■ Stated problem: Some lines in the records below may hold the word "this"; give the number of those lines and nothing else.

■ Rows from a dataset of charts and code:
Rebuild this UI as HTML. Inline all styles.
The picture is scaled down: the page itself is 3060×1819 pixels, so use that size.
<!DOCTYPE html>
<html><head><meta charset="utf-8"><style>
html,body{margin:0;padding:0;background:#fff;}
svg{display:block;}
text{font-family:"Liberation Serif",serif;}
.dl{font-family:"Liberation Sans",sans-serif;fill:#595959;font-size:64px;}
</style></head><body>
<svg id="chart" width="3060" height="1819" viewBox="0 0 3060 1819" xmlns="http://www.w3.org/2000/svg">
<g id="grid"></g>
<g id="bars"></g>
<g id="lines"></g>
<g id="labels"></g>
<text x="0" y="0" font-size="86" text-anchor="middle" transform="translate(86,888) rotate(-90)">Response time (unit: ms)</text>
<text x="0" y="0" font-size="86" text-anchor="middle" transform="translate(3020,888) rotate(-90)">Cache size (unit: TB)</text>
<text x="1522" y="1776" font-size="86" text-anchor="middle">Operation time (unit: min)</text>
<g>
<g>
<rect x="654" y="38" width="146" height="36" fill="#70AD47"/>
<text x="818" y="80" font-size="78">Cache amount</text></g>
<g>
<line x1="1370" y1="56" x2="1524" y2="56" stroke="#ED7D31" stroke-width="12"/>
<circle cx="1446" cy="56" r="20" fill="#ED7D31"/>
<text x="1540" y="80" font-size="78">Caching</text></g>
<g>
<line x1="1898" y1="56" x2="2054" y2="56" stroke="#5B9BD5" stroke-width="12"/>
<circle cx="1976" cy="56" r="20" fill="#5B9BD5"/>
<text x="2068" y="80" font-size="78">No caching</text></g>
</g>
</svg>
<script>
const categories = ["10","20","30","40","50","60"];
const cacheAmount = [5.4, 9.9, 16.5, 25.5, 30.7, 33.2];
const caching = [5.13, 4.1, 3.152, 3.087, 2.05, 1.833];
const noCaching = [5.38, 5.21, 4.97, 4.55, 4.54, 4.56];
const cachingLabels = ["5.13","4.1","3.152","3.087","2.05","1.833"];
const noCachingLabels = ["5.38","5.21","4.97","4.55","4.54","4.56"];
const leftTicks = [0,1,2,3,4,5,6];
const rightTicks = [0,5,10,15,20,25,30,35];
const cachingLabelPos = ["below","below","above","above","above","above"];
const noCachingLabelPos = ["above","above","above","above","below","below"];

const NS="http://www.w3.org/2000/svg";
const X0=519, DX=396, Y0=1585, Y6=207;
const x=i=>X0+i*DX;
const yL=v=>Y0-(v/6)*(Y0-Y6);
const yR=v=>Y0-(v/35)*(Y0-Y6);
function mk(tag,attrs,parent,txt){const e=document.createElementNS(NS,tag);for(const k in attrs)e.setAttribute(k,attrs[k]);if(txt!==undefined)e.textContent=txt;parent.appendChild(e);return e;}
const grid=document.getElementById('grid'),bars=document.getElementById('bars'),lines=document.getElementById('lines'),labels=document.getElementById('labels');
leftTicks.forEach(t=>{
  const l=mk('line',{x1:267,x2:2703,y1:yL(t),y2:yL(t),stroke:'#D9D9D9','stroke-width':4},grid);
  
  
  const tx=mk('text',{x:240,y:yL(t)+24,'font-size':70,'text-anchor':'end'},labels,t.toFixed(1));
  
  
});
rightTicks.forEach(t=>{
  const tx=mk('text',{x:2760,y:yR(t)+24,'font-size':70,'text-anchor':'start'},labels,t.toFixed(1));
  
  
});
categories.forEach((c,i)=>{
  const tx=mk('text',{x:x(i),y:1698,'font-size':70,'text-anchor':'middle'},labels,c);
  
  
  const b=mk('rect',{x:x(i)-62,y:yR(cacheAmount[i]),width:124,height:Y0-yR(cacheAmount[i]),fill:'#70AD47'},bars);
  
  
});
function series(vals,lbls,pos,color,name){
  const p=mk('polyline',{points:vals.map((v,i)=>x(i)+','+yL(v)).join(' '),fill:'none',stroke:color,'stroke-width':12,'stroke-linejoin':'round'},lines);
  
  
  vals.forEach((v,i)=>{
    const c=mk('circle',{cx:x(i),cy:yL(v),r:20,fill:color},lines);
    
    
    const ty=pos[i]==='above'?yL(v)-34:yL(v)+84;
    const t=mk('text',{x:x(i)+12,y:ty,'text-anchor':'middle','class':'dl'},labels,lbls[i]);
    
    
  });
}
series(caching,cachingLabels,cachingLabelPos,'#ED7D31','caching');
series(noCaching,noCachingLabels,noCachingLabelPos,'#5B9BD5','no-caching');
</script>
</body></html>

...

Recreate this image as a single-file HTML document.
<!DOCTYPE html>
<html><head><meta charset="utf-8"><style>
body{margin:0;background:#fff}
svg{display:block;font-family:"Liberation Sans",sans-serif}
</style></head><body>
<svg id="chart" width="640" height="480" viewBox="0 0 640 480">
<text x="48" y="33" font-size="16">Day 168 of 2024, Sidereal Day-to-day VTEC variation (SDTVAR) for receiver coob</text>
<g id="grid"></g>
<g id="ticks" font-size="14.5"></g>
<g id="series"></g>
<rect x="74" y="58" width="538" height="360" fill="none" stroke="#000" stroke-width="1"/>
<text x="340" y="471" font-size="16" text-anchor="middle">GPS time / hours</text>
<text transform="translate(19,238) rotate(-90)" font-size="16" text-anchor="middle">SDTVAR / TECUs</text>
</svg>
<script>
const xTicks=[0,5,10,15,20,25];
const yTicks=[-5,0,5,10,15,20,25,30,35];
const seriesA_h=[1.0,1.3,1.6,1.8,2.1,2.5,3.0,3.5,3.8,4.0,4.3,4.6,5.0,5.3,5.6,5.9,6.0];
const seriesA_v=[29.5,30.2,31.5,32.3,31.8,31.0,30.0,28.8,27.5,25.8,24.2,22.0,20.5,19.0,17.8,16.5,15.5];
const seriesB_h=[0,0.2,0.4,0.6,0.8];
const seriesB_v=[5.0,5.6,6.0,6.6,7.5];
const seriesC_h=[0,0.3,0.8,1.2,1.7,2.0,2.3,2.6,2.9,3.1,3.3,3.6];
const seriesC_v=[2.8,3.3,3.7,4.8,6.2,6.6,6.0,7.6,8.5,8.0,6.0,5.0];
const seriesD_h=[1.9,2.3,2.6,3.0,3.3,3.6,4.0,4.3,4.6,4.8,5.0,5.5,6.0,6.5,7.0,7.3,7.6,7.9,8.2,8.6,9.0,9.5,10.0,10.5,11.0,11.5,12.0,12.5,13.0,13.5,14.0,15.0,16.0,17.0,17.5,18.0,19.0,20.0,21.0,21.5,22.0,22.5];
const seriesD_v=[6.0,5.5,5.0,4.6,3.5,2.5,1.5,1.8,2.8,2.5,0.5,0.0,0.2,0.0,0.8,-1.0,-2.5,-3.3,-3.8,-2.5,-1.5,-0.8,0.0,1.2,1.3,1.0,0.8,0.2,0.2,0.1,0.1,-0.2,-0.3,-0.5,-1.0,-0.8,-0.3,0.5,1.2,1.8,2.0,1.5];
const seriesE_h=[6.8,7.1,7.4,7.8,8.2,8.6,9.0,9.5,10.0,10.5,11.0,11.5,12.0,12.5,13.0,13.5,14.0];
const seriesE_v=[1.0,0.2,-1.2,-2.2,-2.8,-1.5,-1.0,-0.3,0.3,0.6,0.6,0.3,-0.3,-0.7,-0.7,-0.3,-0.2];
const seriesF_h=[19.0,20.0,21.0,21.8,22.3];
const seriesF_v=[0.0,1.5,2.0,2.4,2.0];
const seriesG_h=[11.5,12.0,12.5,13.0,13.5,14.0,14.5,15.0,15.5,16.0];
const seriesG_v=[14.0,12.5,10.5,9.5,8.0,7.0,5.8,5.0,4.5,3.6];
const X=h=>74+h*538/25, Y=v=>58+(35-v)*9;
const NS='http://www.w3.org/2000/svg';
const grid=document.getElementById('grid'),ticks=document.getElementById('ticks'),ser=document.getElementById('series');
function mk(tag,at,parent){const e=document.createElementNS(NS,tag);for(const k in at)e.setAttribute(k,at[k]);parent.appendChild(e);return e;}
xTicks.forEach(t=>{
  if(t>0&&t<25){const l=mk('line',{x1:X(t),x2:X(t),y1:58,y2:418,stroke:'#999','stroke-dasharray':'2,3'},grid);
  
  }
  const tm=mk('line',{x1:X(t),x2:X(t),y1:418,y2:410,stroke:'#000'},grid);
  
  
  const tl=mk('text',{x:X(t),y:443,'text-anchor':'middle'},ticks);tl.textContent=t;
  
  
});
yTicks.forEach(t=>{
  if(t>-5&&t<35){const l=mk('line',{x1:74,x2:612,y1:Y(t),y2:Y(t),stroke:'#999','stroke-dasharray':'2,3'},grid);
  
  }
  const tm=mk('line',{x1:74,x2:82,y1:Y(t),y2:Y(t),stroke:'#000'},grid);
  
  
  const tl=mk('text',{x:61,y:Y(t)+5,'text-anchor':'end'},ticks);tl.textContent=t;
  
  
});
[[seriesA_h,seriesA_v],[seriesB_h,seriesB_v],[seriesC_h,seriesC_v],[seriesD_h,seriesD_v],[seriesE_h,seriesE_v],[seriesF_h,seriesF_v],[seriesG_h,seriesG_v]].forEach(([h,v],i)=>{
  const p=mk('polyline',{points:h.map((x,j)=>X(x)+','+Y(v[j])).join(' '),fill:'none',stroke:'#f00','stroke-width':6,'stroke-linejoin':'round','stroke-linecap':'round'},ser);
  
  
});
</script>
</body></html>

■ Problem solution: 2